**Provided data:**
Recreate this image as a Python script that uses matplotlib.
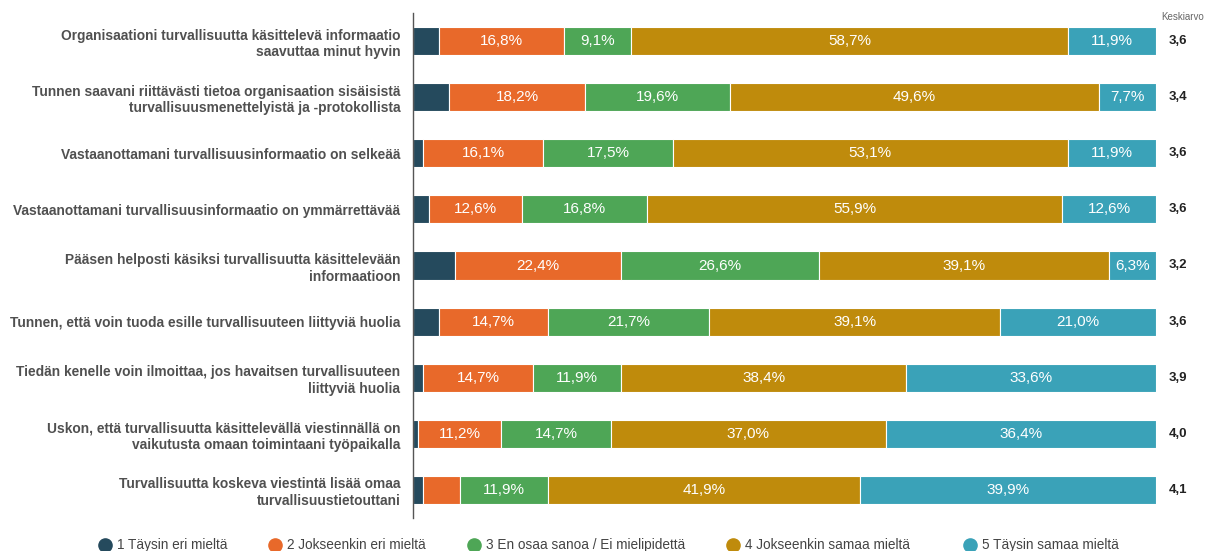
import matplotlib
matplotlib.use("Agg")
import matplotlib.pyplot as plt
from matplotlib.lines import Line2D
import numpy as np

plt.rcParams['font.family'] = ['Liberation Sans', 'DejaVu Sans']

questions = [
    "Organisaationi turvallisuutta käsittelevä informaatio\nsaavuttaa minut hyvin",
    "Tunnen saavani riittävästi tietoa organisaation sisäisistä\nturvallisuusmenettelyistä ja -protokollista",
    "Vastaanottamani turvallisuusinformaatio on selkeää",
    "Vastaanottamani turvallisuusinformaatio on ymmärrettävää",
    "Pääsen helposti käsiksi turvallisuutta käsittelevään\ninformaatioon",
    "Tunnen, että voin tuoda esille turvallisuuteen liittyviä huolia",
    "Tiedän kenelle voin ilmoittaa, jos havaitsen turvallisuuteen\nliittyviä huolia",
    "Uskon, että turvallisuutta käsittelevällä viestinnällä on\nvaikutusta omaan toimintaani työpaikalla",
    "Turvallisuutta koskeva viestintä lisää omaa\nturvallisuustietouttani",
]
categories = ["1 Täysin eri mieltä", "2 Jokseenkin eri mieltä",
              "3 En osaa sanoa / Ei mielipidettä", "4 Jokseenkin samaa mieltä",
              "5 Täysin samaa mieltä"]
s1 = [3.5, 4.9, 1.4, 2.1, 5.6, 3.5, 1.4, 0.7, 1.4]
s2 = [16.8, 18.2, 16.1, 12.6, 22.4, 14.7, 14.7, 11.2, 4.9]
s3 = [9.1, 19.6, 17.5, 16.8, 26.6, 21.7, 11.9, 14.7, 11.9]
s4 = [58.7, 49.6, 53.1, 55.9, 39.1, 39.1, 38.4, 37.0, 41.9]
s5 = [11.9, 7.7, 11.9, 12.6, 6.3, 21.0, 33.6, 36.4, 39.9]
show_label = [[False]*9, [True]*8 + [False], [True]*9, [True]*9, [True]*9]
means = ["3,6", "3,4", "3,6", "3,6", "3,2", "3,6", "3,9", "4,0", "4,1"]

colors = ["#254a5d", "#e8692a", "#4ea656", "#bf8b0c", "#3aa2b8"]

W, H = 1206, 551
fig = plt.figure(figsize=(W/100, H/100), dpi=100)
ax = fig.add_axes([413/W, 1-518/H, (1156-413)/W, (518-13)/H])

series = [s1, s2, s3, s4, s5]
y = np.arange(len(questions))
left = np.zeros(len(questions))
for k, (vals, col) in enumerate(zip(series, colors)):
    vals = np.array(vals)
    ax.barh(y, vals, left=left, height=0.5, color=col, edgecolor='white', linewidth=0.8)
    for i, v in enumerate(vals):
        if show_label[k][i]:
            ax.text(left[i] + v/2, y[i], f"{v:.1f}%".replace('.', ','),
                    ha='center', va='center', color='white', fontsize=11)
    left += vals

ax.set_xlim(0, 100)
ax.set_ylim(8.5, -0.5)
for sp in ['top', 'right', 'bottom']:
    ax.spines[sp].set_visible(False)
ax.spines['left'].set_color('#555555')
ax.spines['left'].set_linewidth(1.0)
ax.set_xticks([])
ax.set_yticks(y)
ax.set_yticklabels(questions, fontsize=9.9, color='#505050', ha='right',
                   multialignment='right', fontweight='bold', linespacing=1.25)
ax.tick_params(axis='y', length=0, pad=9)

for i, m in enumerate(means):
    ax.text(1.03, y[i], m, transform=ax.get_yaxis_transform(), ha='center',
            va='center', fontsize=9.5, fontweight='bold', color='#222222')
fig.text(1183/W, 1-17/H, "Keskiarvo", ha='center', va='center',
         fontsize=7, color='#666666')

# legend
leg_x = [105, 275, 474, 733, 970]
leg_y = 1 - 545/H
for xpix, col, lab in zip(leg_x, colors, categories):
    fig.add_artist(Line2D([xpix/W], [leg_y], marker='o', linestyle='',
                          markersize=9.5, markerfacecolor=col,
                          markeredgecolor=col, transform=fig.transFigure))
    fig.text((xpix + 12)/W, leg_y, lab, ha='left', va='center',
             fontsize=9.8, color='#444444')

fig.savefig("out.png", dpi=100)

**Exercise task:** Without the pictures, please reproduce each line of the listing above exactly, from the first one through the line bearing "plt.rcParams['font.family'] = ['Liberation".

**Reply:**
Recreate this image as a Python script that uses matplotlib.
import matplotlib
matplotlib.use("Agg")
import matplotlib.pyplot as plt
from matplotlib.lines import Line2D
import numpy as np

plt.rcParams['font.family'] = ['Liberation Sans', 'DejaVu Sans']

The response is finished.